Et cette existence qu'elle sentirait près d'elle serait en permanence le pas qu'elle ferait vers son bonheur, vers des amours choisies, vers une vie dans laquelle depuis toujours sa place attend qu'elle l'occupe enfin.
Cette présence ne serait pas ma présence, ce serait simplement sa vie qui bouge, ce serait elle qui symboliquement rendrait vivant un monde qui l'aimerait et qu'elle aimerait, un monde où elle ne serait plus seule.
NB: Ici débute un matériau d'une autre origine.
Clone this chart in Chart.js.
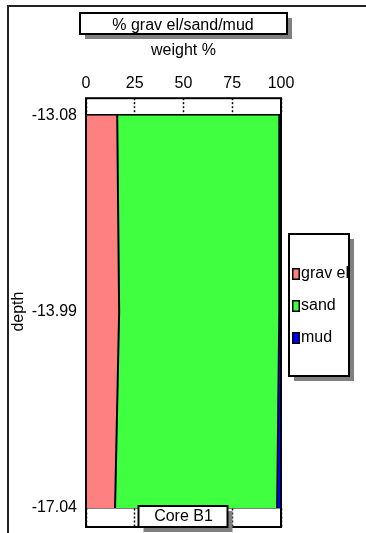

J'aimerais qu'elle sente sa présence.
Mais elle s'est perdue dans la brume de ses mensonges, petite lumière vacillante, traînant derrière elle le fardeau de la mort qui la nourrit, se griffant au mépris qu'elle inflige, se lacérant aux mots qu'elle n'arrive plus à dire, encore moins à écrire : « bonjour, comment vas-tu, je vais assez bien, je pense parfois à toi, pas toujours en bien »
Quelle tristesse !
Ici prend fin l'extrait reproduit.